Start

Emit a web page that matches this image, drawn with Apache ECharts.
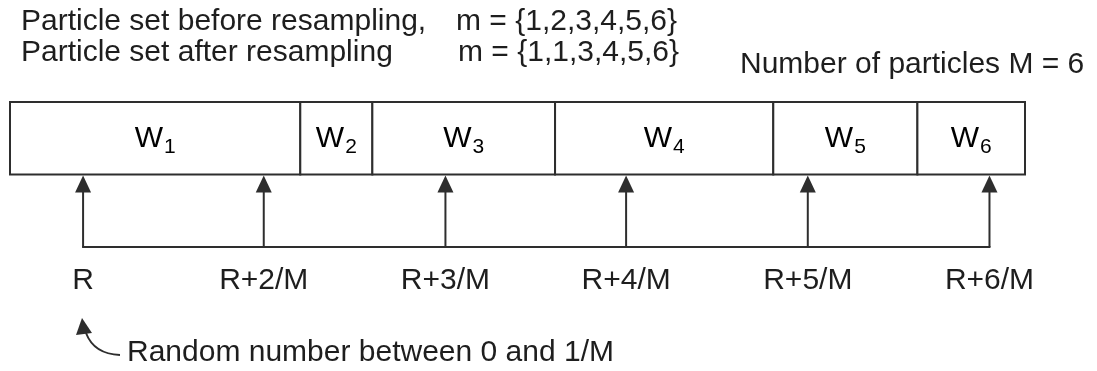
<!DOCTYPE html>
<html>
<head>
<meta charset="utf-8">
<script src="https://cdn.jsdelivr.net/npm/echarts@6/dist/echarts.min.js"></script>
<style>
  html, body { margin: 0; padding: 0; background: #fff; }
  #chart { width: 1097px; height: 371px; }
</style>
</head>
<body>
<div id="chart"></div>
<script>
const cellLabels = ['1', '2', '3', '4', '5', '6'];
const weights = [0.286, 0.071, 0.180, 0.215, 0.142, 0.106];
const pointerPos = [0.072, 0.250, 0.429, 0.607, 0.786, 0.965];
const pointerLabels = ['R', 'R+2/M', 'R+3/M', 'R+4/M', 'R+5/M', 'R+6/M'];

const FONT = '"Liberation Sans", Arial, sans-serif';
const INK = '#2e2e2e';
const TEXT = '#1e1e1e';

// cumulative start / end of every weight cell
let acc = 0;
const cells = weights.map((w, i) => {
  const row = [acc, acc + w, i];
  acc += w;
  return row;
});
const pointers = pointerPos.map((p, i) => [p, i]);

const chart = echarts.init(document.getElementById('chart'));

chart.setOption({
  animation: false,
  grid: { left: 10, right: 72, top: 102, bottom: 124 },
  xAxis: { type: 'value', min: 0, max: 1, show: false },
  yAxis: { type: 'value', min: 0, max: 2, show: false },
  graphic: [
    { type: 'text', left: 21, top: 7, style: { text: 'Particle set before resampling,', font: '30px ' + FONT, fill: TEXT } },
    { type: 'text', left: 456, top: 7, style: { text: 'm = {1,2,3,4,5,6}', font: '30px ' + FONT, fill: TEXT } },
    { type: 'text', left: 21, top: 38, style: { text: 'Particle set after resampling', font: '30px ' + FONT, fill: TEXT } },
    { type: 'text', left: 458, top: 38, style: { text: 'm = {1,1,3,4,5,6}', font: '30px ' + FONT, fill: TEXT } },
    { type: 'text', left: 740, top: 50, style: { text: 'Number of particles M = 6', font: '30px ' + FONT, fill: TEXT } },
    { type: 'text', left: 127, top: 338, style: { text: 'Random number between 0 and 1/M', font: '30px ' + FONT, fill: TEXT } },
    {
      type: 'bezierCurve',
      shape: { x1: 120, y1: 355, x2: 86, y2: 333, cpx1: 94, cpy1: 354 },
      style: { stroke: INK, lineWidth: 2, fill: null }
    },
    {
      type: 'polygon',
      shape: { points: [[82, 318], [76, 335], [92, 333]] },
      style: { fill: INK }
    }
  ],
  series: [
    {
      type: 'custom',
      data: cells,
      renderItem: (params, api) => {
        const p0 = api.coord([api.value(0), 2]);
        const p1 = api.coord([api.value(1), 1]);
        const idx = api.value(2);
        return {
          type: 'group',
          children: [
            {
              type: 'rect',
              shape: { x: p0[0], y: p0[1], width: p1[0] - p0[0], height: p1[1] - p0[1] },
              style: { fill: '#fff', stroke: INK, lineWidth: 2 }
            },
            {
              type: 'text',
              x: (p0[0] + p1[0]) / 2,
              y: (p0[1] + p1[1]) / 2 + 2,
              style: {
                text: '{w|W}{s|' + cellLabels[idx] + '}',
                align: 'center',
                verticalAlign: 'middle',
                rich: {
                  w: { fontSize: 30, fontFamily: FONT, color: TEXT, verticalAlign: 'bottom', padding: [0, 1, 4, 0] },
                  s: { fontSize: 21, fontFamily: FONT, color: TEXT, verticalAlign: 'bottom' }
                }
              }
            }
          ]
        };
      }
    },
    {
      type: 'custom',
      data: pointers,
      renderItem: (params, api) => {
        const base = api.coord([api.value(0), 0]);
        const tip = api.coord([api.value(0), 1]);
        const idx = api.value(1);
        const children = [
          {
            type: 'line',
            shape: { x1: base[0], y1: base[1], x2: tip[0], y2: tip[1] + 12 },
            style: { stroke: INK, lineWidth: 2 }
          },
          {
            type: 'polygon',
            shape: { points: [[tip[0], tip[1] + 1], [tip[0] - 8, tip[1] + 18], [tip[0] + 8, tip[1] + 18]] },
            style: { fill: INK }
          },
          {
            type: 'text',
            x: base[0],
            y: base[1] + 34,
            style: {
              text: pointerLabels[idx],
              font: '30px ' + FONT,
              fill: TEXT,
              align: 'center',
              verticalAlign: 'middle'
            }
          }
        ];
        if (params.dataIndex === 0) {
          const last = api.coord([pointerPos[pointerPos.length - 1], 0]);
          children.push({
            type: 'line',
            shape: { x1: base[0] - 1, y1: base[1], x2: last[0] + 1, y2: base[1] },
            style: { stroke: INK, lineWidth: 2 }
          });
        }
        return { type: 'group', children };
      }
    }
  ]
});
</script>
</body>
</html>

End

The data above should be repeated exactly, minus any pictures.

Emit a web page that matches this image, drawn with Apache ECharts.
<!DOCTYPE html>
<html>
<head>
<meta charset="utf-8">
<script src="https://cdn.jsdelivr.net/npm/echarts@6/dist/echarts.min.js"></script>
<style>
  html, body { margin: 0; padding: 0; background: #fff; }
  #chart { width: 1097px; height: 371px; }
</style>
</head>
<body>
<div id="chart"></div>
<script>
const cellLabels = ['1', '2', '3', '4', '5', '6'];
const weights = [0.286, 0.071, 0.180, 0.215, 0.142, 0.106];
const pointerPos = [0.072, 0.250, 0.429, 0.607, 0.786, 0.965];
const pointerLabels = ['R', 'R+2/M', 'R+3/M', 'R+4/M', 'R+5/M', 'R+6/M'];

const FONT = '"Liberation Sans", Arial, sans-serif';
const INK = '#2e2e2e';
const TEXT = '#1e1e1e';

// cumulative start / end of every weight cell
let acc = 0;
const cells = weights.map((w, i) => {
  const row = [acc, acc + w, i];
  acc += w;
  return row;
});
const pointers = pointerPos.map((p, i) => [p, i]);

const chart = echarts.init(document.getElementById('chart'));

chart.setOption({
  animation: false,
  grid: { left: 10, right: 72, top: 102, bottom: 124 },
  xAxis: { type: 'value', min: 0, max: 1, show: false },
  yAxis: { type: 'value', min: 0, max: 2, show: false },
  graphic: [
    { type: 'text', left: 21, top: 7, style: { text: 'Particle set before resampling,', font: '30px ' + FONT, fill: TEXT } },
    { type: 'text', left: 456, top: 7, style: { text: 'm = {1,2,3,4,5,6}', font: '30px ' + FONT, fill: TEXT } },
    { type: 'text', left: 21, top: 38, style: { text: 'Particle set after resampling', font: '30px ' + FONT, fill: TEXT } },
    { type: 'text', left: 458, top: 38, style: { text: 'm = {1,1,3,4,5,6}', font: '30px ' + FONT, fill: TEXT } },
    { type: 'text', left: 740, top: 50, style: { text: 'Number of particles M = 6', font: '30px ' + FONT, fill: TEXT } },
    { type: 'text', left: 127, top: 338, style: { text: 'Random number between 0 and 1/M', font: '30px ' + FONT, fill: TEXT } },
    {
      type: 'bezierCurve',
      shape: { x1: 120, y1: 355, x2: 86, y2: 333, cpx1: 94, cpy1: 354 },
      style: { stroke: INK, lineWidth: 2, fill: null }
    },
    {
      type: 'polygon',
      shape: { points: [[82, 318], [76, 335], [92, 333]] },
      style: { fill: INK }
    }
  ],
  series: [
    {
      type: 'custom',
      data: cells,
      renderItem: (params, api) => {
        const p0 = api.coord([api.value(0), 2]);
        const p1 = api.coord([api.value(1), 1]);
        const idx = api.value(2);
        return {
          type: 'group',
          children: [
            {
              type: 'rect',
              shape: { x: p0[0], y: p0[1], width: p1[0] - p0[0], height: p1[1] - p0[1] },
              style: { fill: '#fff', stroke: INK, lineWidth: 2 }
            },
            {
              type: 'text',
              x: (p0[0] + p1[0]) / 2,
              y: (p0[1] + p1[1]) / 2 + 2,
              style: {
                text: '{w|W}{s|' + cellLabels[idx] + '}',
                align: 'center',
                verticalAlign: 'middle',
                rich: {
                  w: { fontSize: 30, fontFamily: FONT, color: TEXT, verticalAlign: 'bottom', padding: [0, 1, 4, 0] },
                  s: { fontSize: 21, fontFamily: FONT, color: TEXT, verticalAlign: 'bottom' }
                }
              }
            }
          ]
        };
      }
    },
    {
      type: 'custom',
      data: pointers,
      renderItem: (params, api) => {
        const base = api.coord([api.value(0), 0]);
        const tip = api.coord([api.value(0), 1]);
        const idx = api.value(1);
        const children = [
          {
            type: 'line',
            shape: { x1: base[0], y1: base[1], x2: tip[0], y2: tip[1] + 12 },
            style: { stroke: INK, lineWidth: 2 }
          },
          {
            type: 'polygon',
            shape: { points: [[tip[0], tip[1] + 1], [tip[0] - 8, tip[1] + 18], [tip[0] + 8, tip[1] + 18]] },
            style: { fill: INK }
          },
          {
            type: 'text',
            x: base[0],
            y: base[1] + 34,
            style: {
              text: pointerLabels[idx],
              font: '30px ' + FONT,
              fill: TEXT,
              align: 'center',
              verticalAlign: 'middle'
            }
          }
        ];
        if (params.dataIndex === 0) {
          const last = api.coord([pointerPos[pointerPos.length - 1], 0]);
          children.push({
            type: 'line',
            shape: { x1: base[0] - 1, y1: base[1], x2: last[0] + 1, y2: base[1] },
            style: { stroke: INK, lineWidth: 2 }
          });
        }
        return { type: 'group', children };
      }
    }
  ]
});
</script>
</body>
</html>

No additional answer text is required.